Meski DLHK telah menyatakan bahwa bangunan tidak berada di dalam kawasan hutan, namun pernyataan awal mereka yang terkesan “tidak tahu-menahu” sempat memicu pertanyaan publik. Terlebih, sejumlah tokoh masyarakat dan pengelola HKM Takari menyebut bahwa DLHK dan KPHP sebelumnya sudah pernah turun langsung dan bahkan mengeluarkan peringatan kepada pihak pembangun villa.
Pernyataan awal yang meminta dokumentasi dari media seolah menunjukkan adanya kelemahan koordinasi internal, atau bahkan kurangnya pengawasan aktif di kawasan hutan—wilayah yang seharusnya menjadi fokus pengawasan intensif dari instansi kehutanan.
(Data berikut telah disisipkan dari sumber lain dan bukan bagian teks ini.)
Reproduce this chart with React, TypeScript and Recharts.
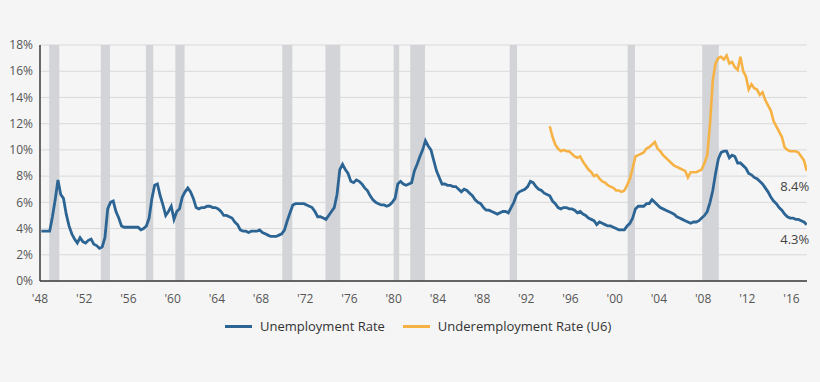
import {
  CartesianGrid,
  Legend,
  Line,
  LineChart,
  ReferenceArea,
  ReferenceDot,
  XAxis,
  YAxis,
} from "recharts";

// quarterly readings, first quarter = 1948 Q1
const unemployment = [
  3.8, 3.8, 3.8, 3.8,
  4.9, 6.2, 7.7, 6.6,
  6.3, 5.1, 4.2, 3.6,
  3.2, 2.9, 3.3, 3.0,
  2.9, 3.1, 3.2, 2.8,
  2.7, 2.5, 2.6, 3.3,
  5.5, 6.0, 6.1, 5.3,
  4.8, 4.2, 4.1, 4.1,
  4.1, 4.1, 4.1, 4.1,
  3.9, 4.0, 4.2, 4.8,
  6.3, 7.3, 7.4, 6.5,
  5.8, 5.0, 5.3, 5.7,
  4.7, 5.3, 5.5, 6.4,
  6.8, 7.1, 6.8, 6.3,
  5.6, 5.5, 5.6, 5.6,
  5.7, 5.7, 5.6, 5.6,
  5.5, 5.3, 5.0, 5.0,
  4.9, 4.8, 4.5, 4.3,
  3.9, 3.8, 3.8, 3.7,
  3.8, 3.8, 3.8, 3.9,
  3.7, 3.6, 3.5, 3.4,
  3.4, 3.4, 3.5, 3.6,
  3.9, 4.6, 5.2, 5.8,
  5.9, 5.9, 5.9, 5.9,
  5.8, 5.7, 5.6, 5.3,
  4.9, 4.9, 4.8, 4.7,
  5.0, 5.3, 5.6, 6.6,
  8.5, 8.9, 8.5, 8.2,
  7.6, 7.5, 7.7, 7.6,
  7.4, 7.1, 6.9, 6.5,
  6.2, 6.0, 5.9, 5.8,
  5.8, 5.7, 5.8, 6.0,
  6.3, 7.4, 7.6, 7.4,
  7.3, 7.4, 7.5, 8.4,
  8.9, 9.5, 10.0, 10.7,
  10.3, 10.0, 9.2, 8.4,
  7.9, 7.4, 7.4, 7.3,
  7.3, 7.2, 7.2, 7.0,
  6.8, 7.0, 6.9, 6.7,
  6.5, 6.2, 6.0, 5.9,
  5.6, 5.4, 5.4, 5.3,
  5.2, 5.1, 5.2, 5.3,
  5.3, 5.2, 5.6, 6.0,
  6.6, 6.8, 6.9, 7.0,
  7.2, 7.6, 7.5, 7.2,
  7.0, 6.9, 6.7, 6.6,
  6.5, 6.1, 5.9, 5.6,
  5.5, 5.6, 5.6, 5.5,
  5.5, 5.4, 5.2, 5.3,
  5.1, 5.0, 4.8, 4.7,
  4.6, 4.3, 4.5, 4.4,
  4.3, 4.2, 4.2, 4.1,
  4.0, 3.9, 3.9, 3.9,
  4.2, 4.4, 4.8, 5.5,
  5.7, 5.7, 5.7, 5.9,
  5.9, 6.2, 6.0, 5.8,
  5.6, 5.5, 5.4, 5.3,
  5.2, 5.1, 4.9, 4.8,
  4.7, 4.6, 4.5, 4.4,
  4.5, 4.5, 4.6, 4.8,
  5.0, 5.3, 6.0, 6.9,
  8.2, 9.3, 9.8, 9.9,
  9.9, 9.4, 9.6, 9.5,
  9.0, 9.0, 8.8, 8.6,
  8.2, 8.1, 7.9, 7.8,
  7.6, 7.4, 7.1, 6.8,
  6.4, 6.1, 5.9, 5.6,
  5.4, 5.1, 4.9, 4.8,
  4.8, 4.7, 4.7, 4.6,
  4.5, 4.3,
];

// quarterly readings, first quarter = 1994 Q1
const underemployment = [
  11.8, 11.0, 10.4, 10.1,
  9.9, 10.0, 9.9, 9.9,
  9.7, 9.5, 9.4, 9.5,
  9.1, 8.8, 8.5, 8.3,
  8.0, 8.1, 7.8, 7.6,
  7.5, 7.3, 7.2, 7.1,
  6.9, 6.9, 6.8, 6.9,
  7.3, 7.8, 8.6, 9.5,
  9.6, 9.7, 9.8, 10.1,
  10.2, 10.4, 10.6, 10.1,
  9.9, 9.6, 9.4, 9.2,
  9.0, 8.8, 8.7, 8.6,
  8.5, 8.4, 7.9, 8.3,
  8.3, 8.3, 8.4, 8.5,
  9.0, 9.6, 12.0, 15.3,
  16.6, 17.0, 17.1, 16.9,
  17.2, 16.6, 16.7, 16.3,
  16.1, 17.1, 16.0, 15.6,
  14.6, 15.0, 14.7, 14.6,
  14.2, 14.4, 13.8, 13.4,
  13.0, 12.2, 11.8, 11.4,
  11.0, 10.2, 10.0, 9.9,
  9.9, 9.9, 9.8, 9.5,
  9.2, 8.4,
];

const recessions = [
  [1948.83, 1949.75],
  [1953.5, 1954.33],
  [1957.58, 1958.25],
  [1960.25, 1961.08],
  [1969.92, 1970.83],
  [1973.83, 1975.17],
  [1980.0, 1980.5],
  [1981.5, 1982.83],
  [1990.5, 1991.17],
  [2001.17, 2001.83],
  [2007.92, 2009.42],
];

const yearTicks = [
  1948, 1952, 1956, 1960, 1964, 1968, 1972, 1976, 1980, 1984, 1988, 1992,
  1996, 2000, 2004, 2008, 2012, 2016,
];
const pctTicks = [0, 2, 4, 6, 8, 10, 12, 14, 16, 18];

const BLUE = "#2c6494";
const ORANGE = "#f6b244";
const FONT = "'Open Sans', 'Noto Sans', sans-serif";

const U6_OFFSET = (1994 - 1948) * 4;

const data = unemployment.map((u3, i) => ({
  year: 1948 + i * 0.25 + 0.125,
  u3,
  u6: i >= U6_OFFSET ? underemployment[i - U6_OFFSET] : null,
}));

const last = data[data.length - 1];

const legendItems = [
  { label: "Unemployment Rate", color: BLUE },
  { label: "Underemployment Rate (U6)", color: ORANGE },
];

function ChartLegend() {
  return (
    <div
      style={{
        display: "flex",
        paddingLeft: 225,
        fontSize: 13,
        color: "#333",
        fontFamily: FONT,
        lineHeight: "20px",
      }}
    >
      {legendItems.map((it) => (
        <span
          key={it.label}
          style={{ display: "flex", alignItems: "center", marginRight: 18 }}
        >
          <span
            style={{
              display: "inline-block",
              width: 27,
              height: 3,
              background: it.color,
              marginRight: 8,
            }}
          />
          {it.label}
        </span>
      ))}
    </div>
  );
}

export default function App() {
  return (
    <div
      style={{
        position: "absolute",
        left: 0,
        top: 0,
        width: 820,
        height: 382,
        background: "#f5f5f5",
      }}
    >
      <LineChart
        width={820}
        height={382}
        data={data}
        margin={{ top: 45, right: 13, left: 0, bottom: 46 }}
        style={{ fontFamily: FONT }}
      >
        <CartesianGrid vertical={false} stroke="#d9d9d9" />
        {recessions.map(([a, b]) => (
          <ReferenceArea
            key={a}
            x1={a}
            x2={b}
            fill="#d3d4d7"
            fillOpacity={1}
            stroke="none"
            ifOverflow="hidden"
          />
        ))}
        <XAxis
          dataKey="year"
          type="number"
          domain={[1948, 2017.4]}
          ticks={yearTicks}
          tickFormatter={(v) => "'" + String(v).slice(2)}
          tickLine={false}
          tickSize={0}
          tickMargin={13}
          height={35}
          axisLine={{ stroke: "#3a3a3a", strokeWidth: 1.5 }}
          tick={{ fontSize: 12, fill: "#555" }}
          allowDataOverflow
        />
        <YAxis
          type="number"
          domain={[0, 18]}
          ticks={pctTicks}
          tickFormatter={(v) => `${v}%`}
          tickLine={false}
          tickSize={0}
          tickMargin={7}
          width={40}
          axisLine={{ stroke: "#3a3a3a", strokeWidth: 1.5 }}
          tick={{ fontSize: 12, fill: "#555" }}
        />
        <Line
          type="linear"
          dataKey="u3"
          name="Unemployment Rate"
          stroke={BLUE}
          strokeWidth={2.8}
          dot={false}
          isAnimationActive={false}
        />
        <Line
          type="linear"
          dataKey="u6"
          name="Underemployment Rate (U6)"
          stroke={ORANGE}
          strokeWidth={2.6}
          dot={false}
          isAnimationActive={false}
        />
        <ReferenceDot
          x={last.year}
          y={last.u6}
          r={0}
          fill="none"
          stroke="none"
          ifOverflow="visible"
          label={{
            value: `${last.u6}%`,
            position: "bottom",
            offset: 11,
            dx: -12,
            fill: "#444",
            fontSize: 13,
          }}
        />
        <ReferenceDot
          x={last.year}
          y={last.u3}
          r={0}
          fill="none"
          stroke="none"
          ifOverflow="visible"
          label={{
            value: `${last.u3}%`,
            position: "bottom",
            offset: 10,
            dx: -12,
            fill: "#444",
            fontSize: 13,
          }}
        />
        <Legend verticalAlign="bottom" content={() => <ChartLegend />} />
      </LineChart>
    </div>
  );
}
“Kami tahu dulu sudah pernah ada tim dari kehutanan datang dan memberi peringatan. Tapi sekarang mereka seperti lupa,” ujar salah satu tokoh masyarakat setempat yang enggan disebut namanya.
Ujian Komitmen DLHK dalam Penegakan Aturan Kawasan Hutan
Meski klaim bahwa villa berada di luar kawasan hutan patut diapresiasi sebagai bagian dari keterbukaan informasi, namun pengawasan terhadap aktivitas pembangunan di wilayah sekitar hutan lindung masih menjadi pekerjaan rumah besar bagi DLHK dan KPHP.
Pasalnya, bukan hanya soal keberadaan bangunan, tetapi juga bagaimana pengawasan dilakukan secara berkelanjutan, terutama di wilayah yang telah dikelola masyarakat melalui skema HKM. Isu pemalsuan dokumen, klaim warisan fiktif, hingga potensi intimidasi terhadap kelompok tani semestinya tidak luput dari pantauan aparat kehutanan.
“Pengawasan tidak cukup hanya datang ketika ada laporan media. Seharusnya rutin dan aktif dilakukan, apalagi di kawasan yang sudah kita tahu rawan konflik lahan,” kata seorang pengurus Kelompok Tani Takari.
Catatan Redaksi: Verifikasi lapangan tidak boleh berakhir pada sebatas klarifikasi administratif. DLHK dan instansi terkait dituntut untuk hadir lebih aktif dalam menjaga kawasan hutan dari praktik-praktik yang berpotensi melanggar hukum, sekaligus memastikan perlindungan terhadap hak-hak masyarakat pengelola yang sah.